Daddy ball is great when they are little. Just make sure the head coach's kid doesn't play the same position as your kid.

oldbat-never..........good advice-baseball will be over someday. How long from now that is, nobody knows. If it is tomorrow, do you have a relationship with your son?
gametimer I agree. Learning what not to do is just as important as learning what to do.

I know my son has learned more about baseball than I ever did. (And I've learned along with him.) He has also learned some life lessons. Both of those should make him better prepared for when he has a son and decides to play baseball.

oldbat-neverjust like gametimer I agree about the father/son relationship. That bond is stronger than baseball---as it should be. We have both learned that.

Now if we can just find that coach and team that puts it all together for the right reasons. I think we are getting close.

Funny how threads from a couple of years ago can come back around and still have the same meaning and impact.
As my kid gets older (17 now) and plays at more competetive levels, I've noticed that to him, at least, it has become less important that each season has to be a transformational experience with a coach who provides all the essential life lessons.

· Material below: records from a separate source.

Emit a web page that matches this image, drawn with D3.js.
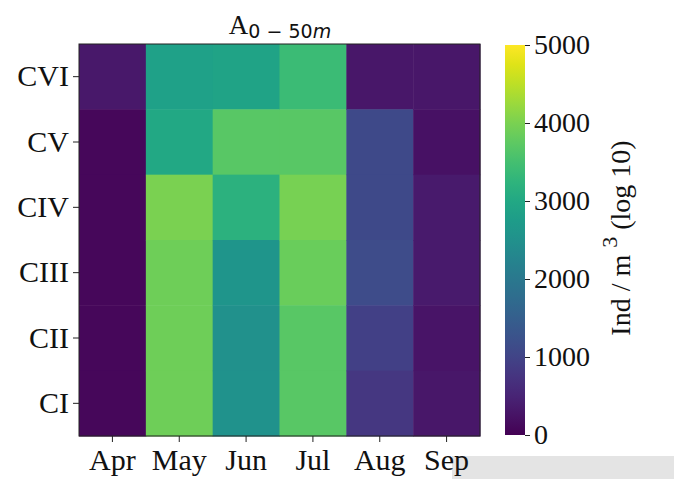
<!DOCTYPE html>
<html>
<head>
<meta charset="utf-8">
<script src="https://cdn.jsdelivr.net/npm/d3@7"></script>
<style>
  body { margin: 0; background: #fff; }
  svg { display: block; }
</style>
</head>
<body>
<div id="chart-area"></div>
<script>
const W = 674, H = 479
const MARGIN = { LEFT: 79, TOP: 44 }
const PLOT_W = 401, PLOT_H = 392

// data (rows top -> bottom)
const months = ["Apr", "May", "Jun", "Jul", "Aug", "Sep"]
const stages = ["CVI", "CV", "CIV", "CIII", "CII", "CI"]
const vApr = [330, 80, 80, 80, 80, 80]
const vMay = [2850, 3000, 4000, 3900, 3900, 3900]
const vJun = [2900, 3700, 3200, 2600, 2500, 2550]
const vJul = [3400, 3700, 3980, 3850, 3700, 3700]
const vAug = [300, 1100, 1100, 1150, 950, 800]
const vSep = [300, 220, 350, 350, 260, 300]
const cbTicks = [0, 1000, 2000, 3000, 4000, 5000]

const columns = [vApr, vMay, vJun, vJul, vAug, vSep]
const cells = []
months.forEach((m, i) => {
  stages.forEach((s, j) => cells.push({ month: m, stage: s, value: columns[i][j] }))
})

const svg = d3.select("#chart-area").append("svg")
  .attr("width", W)
  .attr("height", H)

const serif = "'Liberation Serif', 'Times New Roman', serif"

// screenshot grey strip at the bottom right
svg.append("rect")
  .attr("x", 452).attr("y", 456)
  .attr("width", W - 452).attr("height", H - 456)
  .attr("fill", "#e4e4e4")

const g = svg.append("g")
  .attr("transform", `translate(${MARGIN.LEFT},${MARGIN.TOP})`)

const x = d3.scaleBand().domain(months).range([0, PLOT_W])
const y = d3.scaleBand().domain(stages).range([0, PLOT_H])
const color = d3.scaleSequential(d3.interpolateViridis).domain([0, 5000])

g.selectAll("rect.cell")
  .data(cells)
  .join("rect")
  .attr("class", "cell")
  .attr("x", d => x(d.month))
  .attr("y", d => y(d.stage))
  .attr("width", x.bandwidth() + 0.5)
  .attr("height", y.bandwidth() + 0.5)
  .attr("fill", d => color(d.value))

g.append("rect")
  .attr("width", PLOT_W).attr("height", PLOT_H)
  .attr("fill", "none").attr("stroke", "#222").attr("stroke-width", 1)

// axes
const xAx = g.append("g")
  .attr("transform", `translate(0,${PLOT_H})`)
  .call(d3.axisBottom(x).tickSize(6).tickPadding(5))
const yAx = g.append("g")
  .call(d3.axisLeft(y).tickSize(6).tickPadding(4))

;[xAx, yAx].forEach(a => {
  a.select(".domain").remove()
  a.selectAll("line").attr("stroke", "#222")
  a.selectAll("text")
    .attr("fill", "#111")
    .style("font-family", serif)
    .style("font-size", "30px")
})
xAx.selectAll("text").attr("dy", "0.75em")

// title A_{0-50m}
const title = svg.append("text")
  .attr("x", 280).attr("y", 34)
  .attr("text-anchor", "middle")
  .attr("fill", "#111")
title.append("tspan").text("A")
  .style("font-family", serif).style("font-size", "27px")
title.append("tspan").text("0 − 50")
  .attr("dy", 4)
  .style("font-family", "'DejaVu Sans', sans-serif").style("font-size", "19px")
title.append("tspan").text("m")
  .style("font-family", "'DejaVu Sans', sans-serif").style("font-size", "19px")
  .style("font-style", "italic")

// colorbar
const CB = { X: 505, Y: 45, W: 20, H: 390 }
const defs = svg.append("defs")
const grad = defs.append("linearGradient")
  .attr("id", "viridis")
  .attr("x1", 0).attr("y1", 1).attr("x2", 0).attr("y2", 0)
d3.range(0, 1.0001, 0.05).forEach(t => {
  grad.append("stop").attr("offset", t).attr("stop-color", d3.interpolateViridis(t))
})
svg.append("rect")
  .attr("x", CB.X).attr("y", CB.Y)
  .attr("width", CB.W).attr("height", CB.H)
  .attr("fill", "url(#viridis)")

const cbScale = d3.scaleLinear().domain([0, 5000]).range([CB.Y + CB.H, CB.Y])
const cbAx = svg.append("g")
  .attr("transform", `translate(${CB.X + CB.W},0)`)
  .call(d3.axisRight(cbScale).tickValues(cbTicks).tickFormat(d3.format("d")).tickSize(5).tickPadding(4))
cbAx.select(".domain").remove()
cbAx.selectAll("line").attr("stroke", "#222")
cbAx.selectAll("text")
  .attr("fill", "#111")
  .style("font-family", serif)
  .style("font-size", "28px")

// colorbar label
const lab = svg.append("text")
  .attr("transform", `translate(630,238) rotate(-90)`)
  .attr("text-anchor", "middle")
  .attr("fill", "#111")
  .style("font-family", serif)
  .style("font-size", "28px")
lab.append("tspan").text("Ind / m ")
lab.append("tspan").text("3").attr("dy", -13).style("font-size", "22px")
lab.append("tspan").text("  (log 10)").attr("dy", 13)
</script>
</body>
</html>
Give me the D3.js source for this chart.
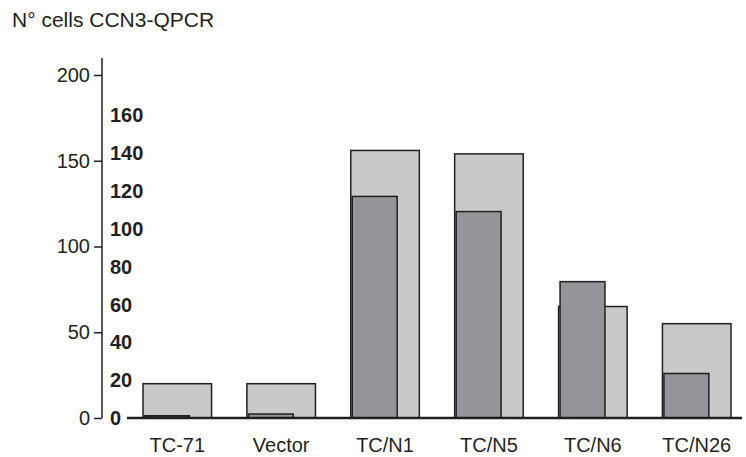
<!DOCTYPE html>
<html>
<head>
<meta charset="utf-8">
<script src="https://cdn.jsdelivr.net/npm/d3@7"></script>
<style>
  body { margin: 0; background: #fff; }
  text { font-family: "Liberation Sans", Arial, sans-serif; fill: #231f20; }
</style>
</head>
<body>
<div id="chart"></div>
<script>
const width = 746;
const height = 457;

// data
const categories = ["TC-71", "Vector", "TC/N1", "TC/N5", "TC/N6", "TC/N26"];
const cellCounts = [20, 20, 156, 154, 65, 55];      // light bars, outer axis (0-200)
const qpcrValues = [1.2, 2.1, 117, 109, 72, 23.5];   // dark bars, inner axis (0-160)
const outerTicks = [0, 50, 100, 150, 200];
const innerTicks = [0, 20, 40, 60, 80, 100, 120, 140, 160];

const baseY = 418;

const svg = d3.select("#chart")
  .append("svg")
  .attr("width", width)
  .attr("height", height);

// scales
const x = d3.scaleBand()
  .domain(categories)
  .range([143, 731])
  .paddingInner(0.34)
  .paddingOuter(0);

const yOuter = d3.scaleLinear().domain([0, 200]).range([baseY, 75]);
const yInner = d3.scaleLinear().domain([0, 160]).range([baseY, 115]);

// title
svg.append("text")
  .attr("x", 12)
  .attr("y", 27)
  .style("font-size", "21px")
  .text("N\u00b0 cells CCN3-QPCR");

// outer left axis
const outerAxis = svg.append("g")
  .attr("transform", "translate(102,0)")
  .call(d3.axisLeft(yOuter).tickValues(outerTicks).tickSize(8).tickPadding(4));
outerAxis.select(".domain").remove();
outerAxis.append("line")
  .attr("y1", 58).attr("y2", baseY)
  .attr("stroke", "#231f20").attr("stroke-width", 1.5);
outerAxis.selectAll(".tick line").attr("stroke", "#231f20").attr("stroke-width", 1.5);
outerAxis.selectAll(".tick text")
  .style("font-size", "20px")
  .style("font-family", "Liberation Sans, Arial, sans-serif")
  .attr("fill", "#231f20");

// inner bold labels
svg.append("g")
  .selectAll("text")
  .data(innerTicks)
  .join("text")
  .attr("x", 110)
  .attr("y", d => yInner(d))
  .attr("dy", "0.36em")
  .style("font-size", "20px")
  .style("font-weight", "bold")
  .text(d => d);

// light bars
const groups = svg.append("g")
  .selectAll("g")
  .data(categories)
  .join("g");

groups.append("rect")
  .attr("x", d => x(d))
  .attr("y", (d, i) => yOuter(cellCounts[i]))
  .attr("width", x.bandwidth())
  .attr("height", (d, i) => baseY - yOuter(cellCounts[i]))
  .attr("fill", "#c8c9cb")
  .attr("stroke", "#231f20")
  .attr("stroke-width", 1.5);

// dark bars
groups.append("rect")
  .attr("x", d => x(d) + 1.5)
  .attr("y", (d, i) => yInner(qpcrValues[i]))
  .attr("width", x.bandwidth() * 0.655)
  .attr("height", (d, i) => baseY - yInner(qpcrValues[i]))
  .attr("fill", (d, i) => i === 0 ? "#3a3a3c" : "#939598")
  .attr("stroke", "#231f20")
  .attr("stroke-width", 1.5);

// baseline
svg.append("line")
  .attr("x1", 127).attr("x2", 742)
  .attr("y1", baseY).attr("y2", baseY)
  .attr("stroke", "#231f20")
  .attr("stroke-width", 2.5);

// category labels
svg.append("g")
  .selectAll("text")
  .data(categories)
  .join("text")
  .attr("x", d => x(d) + x.bandwidth() / 2)
  .attr("y", 452)
  .attr("text-anchor", "middle")
  .style("font-size", "20px")
  .text(d => d);
</script>
</body>
</html>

He really cares more about how good the other players are, and he tends to like to be on teams where the "hired coach" is more college-aged or slightly older, but who he can relate to. He likes coaches who recently played at a competitive college level, and who really know what they're doing during the games.

A lot of these guys tend to be young, don't yet have their act together, and are still learning about accountability and being on-time. When they show up late, all of us Dads roll our eyes in disgust, mumbling about how unacceptable their behavior is, how we would fire our employees if they behaved like that, blah, blah, etc., etc. But when they get on the field (so much of the time), they call a good game, they say the right things to keep the kids focused, they speak "good baseball", they don't throw huge temper tantrums over every tiny bad call, and they really don't don't seem to give a good **** about who's Dad is unhappy about playtime.

I'm not saying this kind of coach really better - but I do know that my particular kid plays much harder for these kinds of guys. I'm willing to bet that a lot of 17yr olds are the same way, though.
Last edited by wraggArm
quote:
Originally posted by oldbat-never:
The two pieces of advice I would have, after having my son on a couple different select teams and after 4 yrs of HS baseball is:

Always be true to your son and support him 100%.

and:

Zebra's do not change their stripes..... Player development is key and part of that is a positive situation. You can't learn/develop if the playing/coaching enviornment is SOOOO bad that you are spending more time trying to work out/figure out how to make it better. Players in this situation are then usually filled with negative thoughts and energy and that becomes counterproductive.

Be your son's advocate at all times because in the end, when baseball is over, it is that relationship and how you built it that will be KEY to the next 40-50 years of your relationship.


Priceless. Very nice! GED10DaD
quote:
Originally posted by txbball14:

For coaches to show up hungover is unacceptable, although I have to admit that I did it at certain points in my past...looking back I am not proud.

I will bet you that if someone had approached me about it that I would have corrected the problem immediately. Maybe that would be a good route to take, pull this coach aside and talk to him, he may not even realize that he is having a negative influence on the boys.

Good luck to you and your son!


Rather good post actually, and good point to bring up. When you see parents drinking at coach pitch games you will wish for the days when it was just the coach that did the drinking. Better to nip the problem in bud than try to get the Genie back in the bottle.